Sen. LIEBERMAN: It's very important, Bob, because I didn't just go to Iraq, I went visited throughout the Arab world and Israel. And what you see throughout the Middle East is Iran in battle basically with us and the moderates, supplying the extremists in Iraq, Hezbollah in Lebanon, Hamas fighting the Fatah faction, our allies among the Palestinians, and, of course, committing terrorists acts against the Israelis. I'm not one to say we shouldn't sit down with the Iranians. I'm glad we did that in Baghdad a while ago. What we did was present them with evidence that we have that I've seen that I believe is incontrovertible that the Iranians are training and equipping the Iraqi extremists to come into Iraq, and they're killing American soldiers and Iraqis. And I think this is a very important moment. If we're going to sit and talk about the Iranians, tell them what we want them to do, which is to stop doing that, because it's killing Americans, we can't leave it at that. I think we've got to be prepared to take aggressive military action against the Iranians to stop them from killing Americans in Iraq. And to me that would include a strike into--over the border into Iran where I--we have good evidence that they have a base at which they are training these people coming back into Iraq to kill our soldiers.

SCHIEFFER: Well, let's just stop right there, because I think you've probably made some news here, Senator Lieberman. You're saying that, if the--if the Iranians don't let up, that the United States should take military action against them.

Sen. LIEBERMAN: I am, and I want to make clear I'm not talking about a massive ground invasion of Iran or--but it--we have good evidence. We've told them, we've said so publicly that the Iranians have a base in Iran at which they are training Iraqis who are coming in and killing Americans. By some estimates they have killed as many as 200 American soldiers. Well, we can tell them we want them to stop that, but if there's any hope of the Iranians living according to the international rule of law and stopping for
instance their nuclear weapons development, we can't just talk to them. If they don't play by the rules, we've got to use our force and, to me, that would include taking military action to stop them from doing what they're doing now.

SCHIEFFER: Would you go in on the ground, or could you do that from the air?
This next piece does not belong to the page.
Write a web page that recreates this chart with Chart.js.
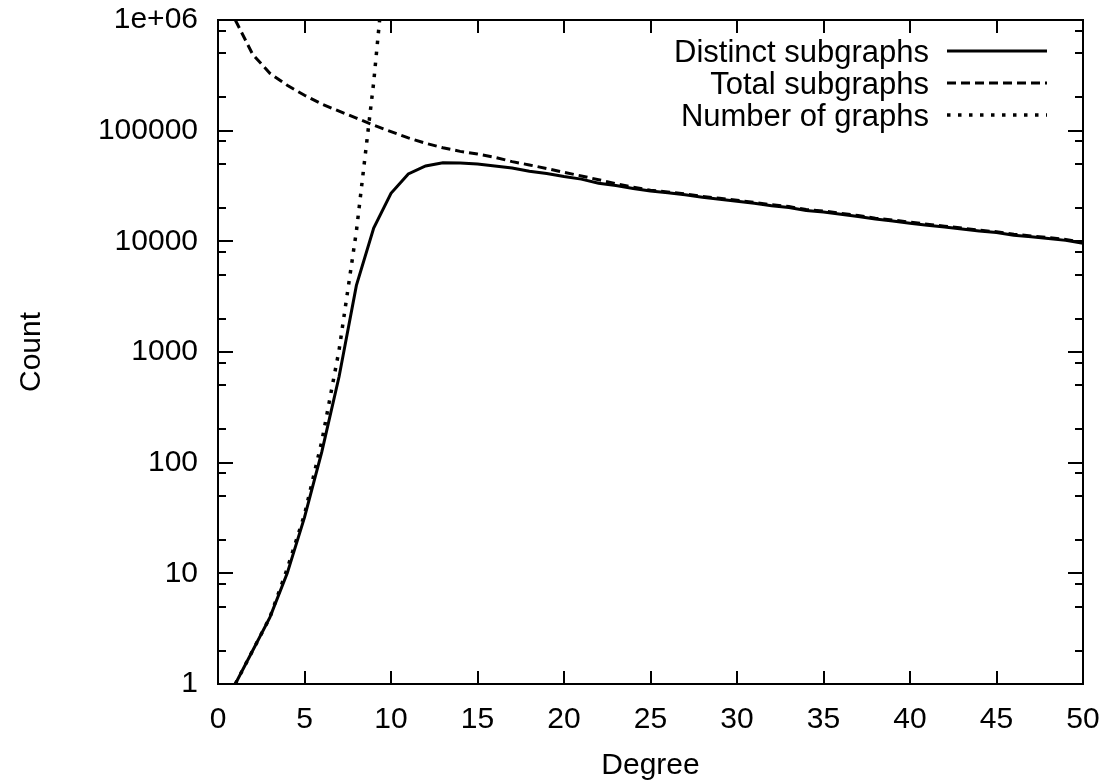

Sen. LIEBERMAN: I'd leave that to the--to the generals in charge. I think you could probably do a lot of it from the air. But they can't believe that they have immunity for training and equipping people to come in and kill Americans. It's just--we cannot let them get away with it. If we do, they'll take that as a sign of weakness on our part, and we will pay for it in Iraq and throughout the region, and ultimately right here at home.